Entretanto, resistimos, montados no cavalo azul que nos deixou Basaglia. Na comemoração dos 30 anos do movimento antimanicomial, reuniram-se em Bauru milhares de militantes, mostrando a poderosa energia da nossa luta. Lotamos de forma nunca vista o plenário do Conselho Municipal de Saúde de Belo Horizonte, em defesa da direção antimanicomial da política de saúde mental.  Também no Conselho Estadual de Saúde nos fizemos ouvir, levando o governo do Estado a recuar na reabertura do edital para as comunidades terapêuticas. Em audiências públicas e conferências de saúde, em debates e reuniões, em todos os espaços de militância, prossegue, intenso e tenaz, o nosso movimento.

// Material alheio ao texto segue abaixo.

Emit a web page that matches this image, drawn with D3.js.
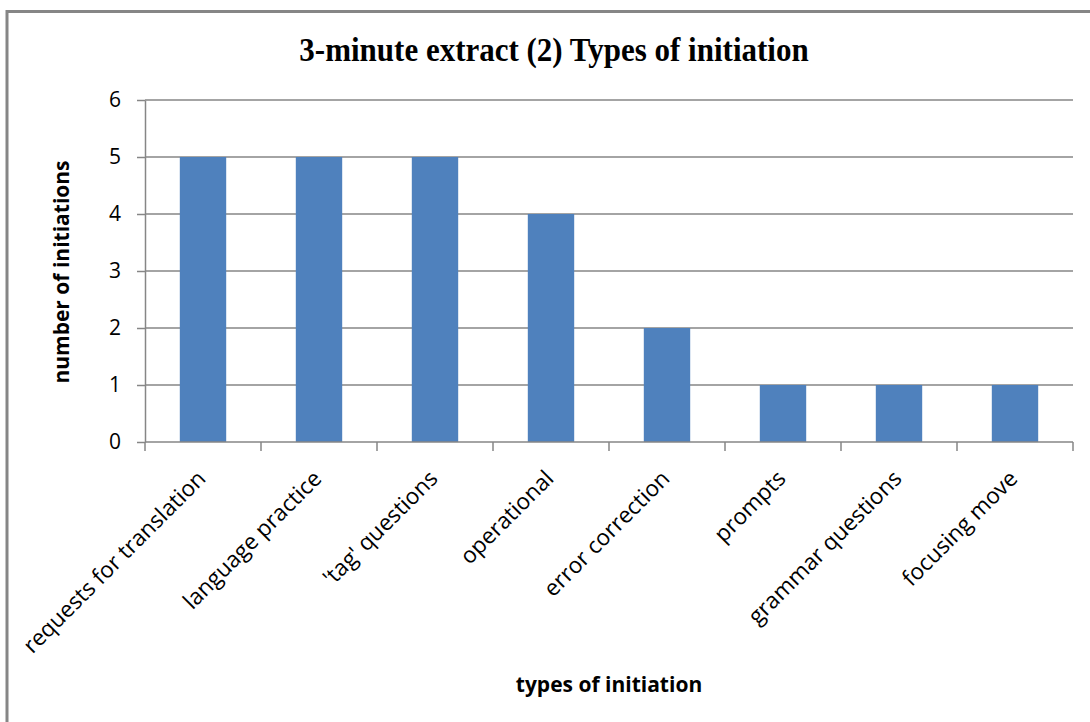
<!DOCTYPE html>
<html>
<head>
    <title></title>
    <meta charset="utf-8" />
    <script src="https://cdn.jsdelivr.net/npm/d3@7"></script>
    <style>
        body { margin: 0; background: #fff; }
        .bar { fill: #4f81bd; }
        .grid line { stroke: #868686; stroke-width: 1.5; }
        .axis path, .axis line { stroke: #868686; stroke-width: 1.5; }
        .axis text { font-family: "Open Sans", sans-serif; fill: #000; }
    </style>
</head>
<body>
    <script>
        var categories = ['requests for translation', 'language practice', "'tag' questions", 'operational',
            'error correction', 'prompts', 'grammar questions', 'focusing move'];
        var values = [5, 5, 5, 4, 2, 1, 1, 1];
        var yTicks = [0, 1, 2, 3, 4, 5, 6];

        var width = 1090, height = 722;
        var plotLeft = 145, plotRight = 1073, plotTop = 100, plotBottom = 442;

        var svg = d3.select('body').append('svg').attr('width', width).attr('height', height);

        // frame (only top and left edges visible)
        svg.append('line').attr('x1', 7).attr('y1', 11.5).attr('x2', width).attr('y2', 11.5)
            .attr('stroke', '#868686').attr('stroke-width', 3);
        svg.append('line').attr('x1', 7).attr('y1', 10).attr('x2', 7).attr('y2', height)
            .attr('stroke', '#868686').attr('stroke-width', 3);

        var x = d3.scaleBand().domain(categories).range([plotLeft, plotRight]).paddingInner(0.6).paddingOuter(0.3);
        var y = d3.scaleLinear().domain([0, 6]).range([plotBottom, plotTop]);

        // gridlines
        svg.append('g').attr('class', 'grid')
            .selectAll('line').data(yTicks.filter(function (d) { return d > 0; })).enter()
            .append('line')
            .attr('x1', plotLeft).attr('x2', plotRight)
            .attr('y1', function (d) { return y(d); })
            .attr('y2', function (d) { return y(d); });

        // bars
        svg.selectAll('.bar').data(values).enter()
            .append('rect')
            .attr('class', 'bar')
            .attr('x', function (d, i) { return x(categories[i]); })
            .attr('width', x.bandwidth())
            .attr('y', function (d) { return y(d); })
            .attr('height', function (d) { return y(0) - y(d); });

        // y axis
        var yAxis = svg.append('g').attr('class', 'axis')
            .attr('transform', 'translate(' + plotLeft + ',0)')
            .call(d3.axisLeft(y).tickValues(yTicks).tickFormat(d3.format('d'))
                .tickSize(8).tickSizeOuter(0).tickPadding(16));
        yAxis.selectAll('text').style('font-size', '21px');

        // x axis with ticks on category boundaries
        var step = x.step();
        var boundaries = d3.range(categories.length + 1).map(function (i) { return plotLeft + i * step; });
        var xAxisG = svg.append('g').attr('class', 'axis');
        xAxisG.append('line').attr('x1', plotLeft).attr('x2', plotRight).attr('y1', plotBottom).attr('y2', plotBottom);
        xAxisG.selectAll('.tk').data(boundaries).enter()
            .append('line').attr('class', 'tk')
            .attr('x1', function (d) { return d; }).attr('x2', function (d) { return d; })
            .attr('y1', plotBottom).attr('y2', plotBottom + 9);

        xAxisG.selectAll('.lbl').data(categories).enter()
            .append('text').attr('class', 'lbl')
            .attr('text-anchor', 'end')
            .style('font-size', '22.5px')
            .attr('transform', function (d) {
                return 'translate(' + (x(d) + x.bandwidth() / 2 + 4) + ',' + (plotBottom + 38) + ') rotate(-45)';
            })
            .text(function (d) { return d; });

        // title
        svg.append('text')
            .attr('transform', 'translate(554,61) scale(1,1.12)')
            .attr('text-anchor', 'middle')
            .style('font-family', '"Liberation Serif", serif')
            .style('font-weight', 'bold')
            .style('font-size', '31px')
            .text('3-minute extract (2) Types of initiation');

        // axis titles
        svg.append('text')
            .attr('transform', 'translate(69,272) rotate(-90)')
            .attr('text-anchor', 'middle')
            .style('font-family', '"Open Sans", sans-serif')
            .style('font-weight', 'bold')
            .style('font-size', '21px')
            .text('number of initiations');

        svg.append('text')
            .attr('x', 609).attr('y', 692)
            .attr('text-anchor', 'middle')
            .style('font-family', '"Open Sans", sans-serif')
            .style('font-weight', 'bold')
            .style('font-size', '21px')
            .text('types of initiation');
    </script>
</body>
</html>
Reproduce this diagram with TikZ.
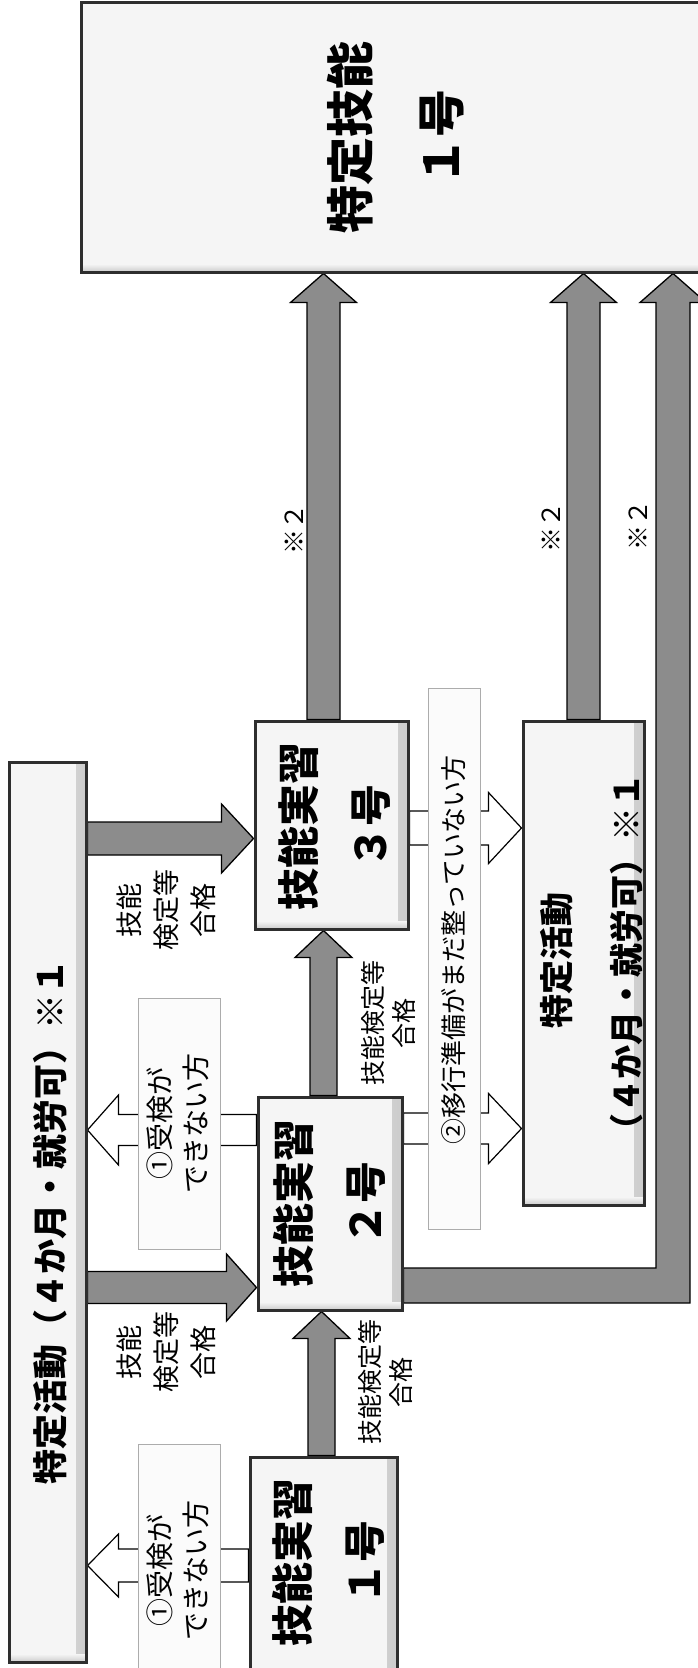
\documentclass[tikz,border=0pt]{standalone}
\usepackage{fontspec}
\setmainfont{Noto Sans CJK JP}
\usetikzlibrary{calc,backgrounds}
\newcommand\ArrUp[6]{\draw[#1] ($#2+(-#4,0)$) -- ($#3+(-#4,#6)$) -- ($#3+(-#5,#6)$) -- #3 -- ($#3+(#5,#6)$) -- ($#3+(#4,#6)$) -- ($#2+(#4,0)$) -- cycle;}
\newcommand\ArrRight[6]{\draw[#1] ($#2+(0,-#4)$) -- ($#3+(-#6,-#4)$) -- ($#3+(-#6,-#5)$) -- #3 -- ($#3+(-#6,#5)$) -- ($#3+(-#6,#4)$) -- ($#2+(0,#4)$) -- cycle;}
\newcommand\ArrLeft[6]{\draw[#1] ($#2+(0,-#4)$) -- ($#3+(#6,-#4)$) -- ($#3+(#6,-#5)$) -- #3 -- ($#3+(#6,#5)$) -- ($#3+(#6,#4)$) -- ($#2+(0,#4)$) -- cycle;}
\begin{document}
\begin{tikzpicture}[x=1pt,y=-1pt,
  mainbox/.style={draw=black!82, line width=3pt, fill=gray!8, inner sep=0pt,
    path picture={
      \shade[left color=gray!8, right color=gray!40] ($(path picture bounding box.north east)+(-10,0)$) rectangle (path picture bounding box.south east);
      \shade[top color=gray!8, bottom color=gray!40] ($(path picture bounding box.south west)+(0,-8)$) rectangle (path picture bounding box.south east);
    }},
  notebox/.style={draw=gray!65, line width=0.9pt, fill=gray!3, inner sep=0pt},
  garrow/.style={draw=black, line width=1.3pt, fill=black!45, line join=miter},
  harrow/.style={draw=black, line width=1.2pt, fill=white, line join=miter},
  boxtxt/.style={rotate=90, align=center, inner sep=0pt, font=\fontsize{42}{72}\selectfont\bfseries},
  sidetxt/.style={rotate=90, align=center, inner sep=0pt, font=\fontsize{35}{70}\selectfont\bfseries},
  notetxt/.style={rotate=90, align=center, inner sep=0pt, font=\fontsize{28}{36}\selectfont},
  labtxt/.style={rotate=90, align=center, inner sep=0pt, font=\fontsize{27}{37}\selectfont},
  labtxtb/.style={rotate=90, align=center, inner sep=0pt, font=\fontsize{25}{31}\selectfont},
  remtxt/.style={rotate=90, inner sep=0pt, font=\fontsize{25}{30}\selectfont}
]
\useasboundingbox (0,0) rectangle (697,1668);
% boxes
\node[mainbox, minimum width=631pt, minimum height=270pt] (tg) at (396.5,137) {};
\node[boxtxt, font=\fontsize{48}{91}\selectfont\bfseries] (tgt) at (395.5,137) {特定技能\\１号};
\node[mainbox, minimum width=77pt, minimum height=900pt] (lbox) at (47.5,1212) {};
\node[sidetxt] (lboxt) at (50,1222) {特定活動（４か月・就労可）※１};
\node[mainbox, minimum width=147pt, minimum height=243pt] (k1) at (323.5,1578.5) {};
\node[boxtxt] (k1t) at (328,1562) {技能実習\\１号};
\node[mainbox, minimum width=144pt, minimum height=213pt] (k2) at (330,1203.5) {};
\node[boxtxt] (k2t) at (329,1203) {技能実習\\２号};
\node[mainbox, minimum width=153pt, minimum height=208pt] (k3) at (331.5,825) {};
\node[boxtxt] (k3t) at (334,826) {技能実習\\３号};
\node[mainbox, minimum width=121pt, minimum height=484pt] (rtk) at (583.5,963) {};
\node[sidetxt, font=\fontsize{34}{70}\selectfont\bfseries] (rtkt) at (592,960) {特定活動\\（４か月・就労可）※１};
% note boxes
\node[notebox, minimum width=82pt, minimum height=251pt] (n1) at (179,1123.5) {};
\node[notetxt] (n1t) at (178,1123) {①受検が\\できない方};
\node[notebox, minimum width=82pt, minimum height=256pt] (n2) at (179,1572) {};
\node[notetxt] (n2t) at (178,1570) {①受検が\\できない方};
\node[notebox, minimum width=52pt, minimum height=541pt] (n3) at (454,958.5) {};
\node[notetxt, font=\fontsize{26}{30}\selectfont] (n3t) at (454,950) {②移行準備がまだ整っていない方};
% labels
\node[labtxt] (lab1) at (166,910) {技能\\検定等\\合格};
\node[labtxt] (lab2) at (166,1352) {技能\\検定等\\合格};
\node[labtxtb] (lab3) at (388,1023) {技能検定等\\合格};
\node[labtxtb] (lab4) at (385,1382) {技能検定等\\合格};
\node[remtxt] (s1) at (294,529) {※２};
\node[remtxt] (s2) at (551,527) {※２};
\node[remtxt] (s3) at (638,525) {※２};
% arrows
\begin{scope}[on background layer]
\coordinate (aT) at ($(k3.north)+(-8,0)$);
\coordinate (aH) at (aT |- tg.south);
\ArrUp{garrow}{(aT)}{(aH)}{16.5}{33}{29}
\coordinate (bT) at (rtk.north);
\coordinate (bH) at (bT |- tg.south);
\ArrUp{garrow}{(bT)}{(bH)}{16.5}{33}{29}
\coordinate (cT) at ($(k2.east)+(0,82)$);
\coordinate (cC) at (673,1285.5);
\coordinate (cH) at (cC |- tg.south);
\draw[garrow] ($(cT)+(0,-17.5)$) -- ($(cC)+(-17,-17.5)$) -- ($(cH)+(-17,29)$) -- ($(cH)+(-33,29)$) -- (cH) -- ($(cH)+(33,29)$) -- ($(cH)+(17,29)$) -- ($(cC)+(17,17.5)$) -- ($(cT)+(0,17.5)$) -- cycle;
\coordinate (dT) at ($(k1.north)+(-2,0)$);
\coordinate (dH) at (dT |- k2.south);
\ArrUp{garrow}{(dT)}{(dH)}{13.5}{28.5}{27}
\coordinate (eT) at ($(k2.north)+(-6.5,0)$);
\coordinate (eH) at (eT |- k3.south);
\ArrUp{garrow}{(eT)}{(eH)}{13.5}{28.5}{27}
\coordinate (fH) at ($(k3.west)+(0,13.5)$);
\coordinate (fT) at (lbox.east |- fH);
\ArrRight{garrow}{(fT)}{(fH)}{16.5}{34.5}{32}
\coordinate (gH) at ($(k2.west)+(0,84)$);
\coordinate (gT) at (lbox.east |- gH);
\ArrRight{garrow}{(gT)}{(gH)}{16}{33.5}{30}
\coordinate (h1T) at ($(k1.west)+(0,-13)$);
\coordinate (h1H) at (lbox.east |- h1T);
\ArrLeft{harrow}{(h1T)}{(h1H)}{16.5}{31.5}{31}
\coordinate (h2T) at ($(k2.west)+(0,-73.5)$);
\coordinate (h2H) at (lbox.east |- h2T);
\ArrLeft{harrow}{(h2T)}{(h2H)}{15.5}{35}{31}
\coordinate (h3T) at ($(k3.east)+(0,3)$);
\coordinate (h3H) at (rtk.west |- h3T);
\ArrRight{harrow}{(h3T)}{(h3H)}{17}{35.5}{33}
\coordinate (h4T) at ($(k2.east)+(0,-75)$);
\coordinate (h4H) at (rtk.west |- h4T);
\ArrRight{harrow}{(h4T)}{(h4H)}{15.5}{35}{33}
\end{scope}
\end{tikzpicture}
\end{document}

Neste 18 de maio, mais uma vez, o diverso, o estranho, o singular povoam alegremente as ruas de Belo Horizonte. A diferença, feminina, se expressa no plural: aqui estamos, atentas e fortes, tans tans sem temer o golpe. A loucura ambulante desafia os arrogantes, contra a covarde violência daqueles que aprisionam pessoas, mutilam vidas, matam gente. Diante de tantos tiros que ferem o amanhã brasileiro, prosseguimos em defesa daquilo que resiste à morte: o projeto e o sonho, a beleza e a coragem de que somos capazes. A loucura, resistindo sempre a tudo que tenta fazer-nos servir a uma ordem imposta e a um mundo injusto, ergue mais uma vez a altiva bandeira da liberdade – ainda que tam tam.

NENHUM PASSO ATRÁS, MANICÔMIO NUNCA MAIS!